El orgullo es un problema universal
que no se resuelve mientras cada uno de nosotros no reconozca que está
personalmente implicado en el asunto. «Si alguien quiere adquirir la humildad,
creo que puedo decirle cuál es el primer paso. El primer paso es darse cuenta
de que uno es orgulloso. Y este paso no es pequeño. Al menos, no se puede hacer
nada antes de darlo. Si pensáis que no sois vanidosos, es que sois vanidosos de
verdad».
El problema más fundamental en el
hombre consiste en no saber asumir sus carencias. Ante la propia limitación
caben tres actitudes posibles:
a) No aceptarla y hacerse creer que
no existe o que se podrá resolver con mero esfuerzo (optimismo ingenuo o
soberbia clásica)
b) Exagerar la propia flaqueza
y caer en una especie de complejo de inferioridad (pesimismo radical o falsa
modestia).
c) Reconocer la propia
limitación y buscar pacíficamente los medios para solucionarla (humildad).
Las dos primeras actitudes se
derivan del orgullo y se alejan de la verdad.

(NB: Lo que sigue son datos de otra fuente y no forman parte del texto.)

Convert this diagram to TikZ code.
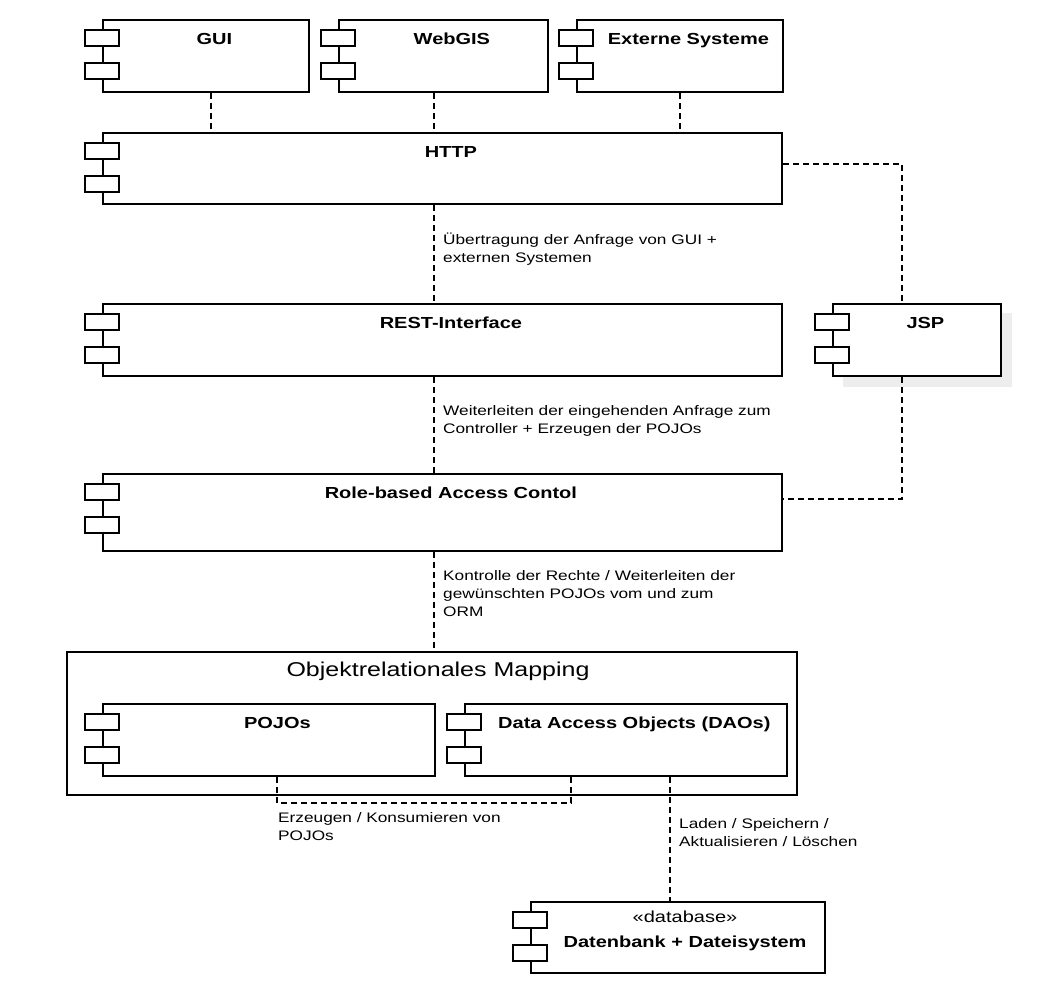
\documentclass[tikz,border=0pt]{standalone}
\usepackage{fontspec}
\setmainfont{Liberation Sans}[FakeStretch=1.25]
\usetikzlibrary{calc}
\tikzset{
  comp/.style={draw, line width=1.8pt, fill=white, inner sep=0pt, anchor=north west},
  tab/.style={draw, line width=1.6pt, fill=white},
  ttl/.style={inner sep=0pt, anchor=base, font=\fontsize{16}{19}\selectfont\bfseries},
  lbl/.style={inner sep=0pt, anchor=base west, align=left, font=\fontsize{13.8}{18}\selectfont},
  conn/.style={line width=1.6pt, dash pattern=on 6pt off 4pt},
}
\newcommand\comptabs[1]{%
  \draw[tab] ([shift={(-17pt,-11pt)}]#1.north west) rectangle ++(34pt,-16pt);
  \draw[tab] ([shift={(-17pt,-44pt)}]#1.north west) rectangle ++(34pt,-16pt);}
\newcommand\comptitle[3]{%
  \node[ttl] (#2) at ($(#1.north west)!0.5!(#1.north east)+(8.5pt,-25pt)$) {#3};}
\begin{document}
\begin{tikzpicture}[x=1pt,y=-1pt]
\useasboundingbox (0,0) rectangle (1042,996);
\fill[white] (0,0) rectangle (1042,996);

% top row
\node[comp, minimum width=206pt, minimum height=72pt] (gui) at (102,19) {};
\comptabs{gui}\comptitle{gui}{gui-t}{GUI}
\node[comp, minimum width=209pt, minimum height=72pt] (webgis) at (338,19) {};
\comptabs{webgis}\comptitle{webgis}{webgis-t}{WebGIS}
\node[comp, minimum width=206pt, minimum height=72pt] (ext) at (576,19) {};
\comptabs{ext}\comptitle{ext}{ext-t}{Externe Systeme}

% HTTP
\node[comp, minimum width=679pt, minimum height=71pt] (http) at (102,132) {};
\comptabs{http}\comptitle{http}{http-t}{HTTP}

% REST + JSP
\node[comp, minimum width=679pt, minimum height=72pt] (rest) at (102,303) {};
\comptabs{rest}\comptitle{rest}{rest-t}{REST-Interface}
\fill[black!7] (843,313) rectangle (1012,387);
\node[comp, minimum width=168pt, minimum height=72pt] (jsp) at (832,303) {};
\comptabs{jsp}\comptitle{jsp}{jsp-t}{JSP}

% RBAC
\node[comp, minimum width=679pt, minimum height=77pt] (rbac) at (102,473) {};
\comptabs{rbac}\comptitle{rbac}{rbac-t}{Role-based Access Contol}

% ORM package
\node[comp, minimum width=730pt, minimum height=143pt] (orm) at (66,651) {};
\node[inner sep=0pt, anchor=base, font=\fontsize{20}{24}\selectfont] (orm-t) at (438,676) {Objektrelationales Mapping};
\node[comp, minimum width=332pt, minimum height=72pt] (pojos) at (102,703) {};
\comptabs{pojos}\comptitle{pojos}{pojos-t}{POJOs}
\node[comp, minimum width=322pt, minimum height=72pt] (daos) at (464,703) {};
\comptabs{daos}\comptitle{daos}{daos-t}{Data Access Objects (DAOs)}

% Database
\node[comp, minimum width=294pt, minimum height=71pt] (db) at (530,901) {};
\comptabs{db}
\node[inner sep=0pt, anchor=base, font=\fontsize{16}{19}\selectfont] (db-s) at (685,922) {«database»};
\node[ttl] (db-t) at (685,947) {Datenbank + Dateisystem};

% connectors
\coordinate (spine) at (434,0);
\coordinate (c-gui) at ([xshift=109pt]gui.south west);
\draw[conn] (c-gui) -- (c-gui |- http.north);
\draw[conn] (webgis.south -| spine) -- (http.north -| spine);
\draw[conn] (ext.south) -- (ext.south |- http.north);
\draw[conn] (http.south -| spine) -- (rest.north -| spine);
\draw[conn] (rest.south -| spine) -- (rbac.north -| spine);
\draw[conn] (rbac.south -| spine) -- (orm.north -| spine);
\coordinate (h1) at ([yshift=-32pt]http.north east);
\coordinate (j1) at ([xshift=-15pt]jsp.north);
\coordinate (j2) at ([xshift=-15pt]jsp.south);
\coordinate (r1) at ([yshift=-26pt]rbac.north east);
\draw[conn] (h1) -| (j1);
\draw[conn] (j2) |- (r1);
\coordinate (p1) at ([xshift=175pt]pojos.south west);
\coordinate (d1) at ([xshift=107pt]daos.south west);
\draw[conn] (p1) -- ++(0,-26pt) -| (d1);
\coordinate (d2) at ([xshift=206pt]daos.south west);
\draw[conn] (d2) -- (d2 |- db.north);

% labels (base anchor = baseline of last line)
\node[lbl] (l-http) at (443,262) {Übertragung der Anfrage von GUI +\\externen Systemen};
\node[lbl] (l-rest) at (443,433) {Weiterleiten der eingehenden Anfrage zum\\Controller + Erzeugen der POJOs};
\node[lbl] (l-rbac) at (443,616) {Kontrolle der Rechte / Weiterleiten der\\gewünschten POJOs vom und zum\\ORM};
\node[lbl] (l-pojo) at (278,840) {Erzeugen / Konsumieren von\\POJOs};
\node[lbl] (l-dao) at (679,846) {Laden / Speichern /\\Aktualisieren / Löschen};
\end{tikzpicture}
\end{document}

La humildad, en cambio, es la
única actitud realista y verdadera.
Vale la pena afrontar los problemas
del yo, porque son la fuente de muchos quebraderos de cabeza. Casi todos los
disgustos provienen de buscar una complacencia para el propio yo. Y la soberbia
no genera sólo falta de paz interior, sino que enturbia también las relaciones
con los demás. «Los cristianos tienen razón: es el orgullo el mayor causante de
la desgracia en todos los países y en todas las familias desde el principio del
mundo.
Otros vicios pueden a veces acercar
a las personas: es posible encontrar camaradería y buen talante entre borrachos
o entre personas que no son castas. Pero el orgullo siempre significa
enemistad: es la enemistad. Y no sólo la enemistad entre hombre y hombre, sino
también la enemistad entre el hombre y Dios».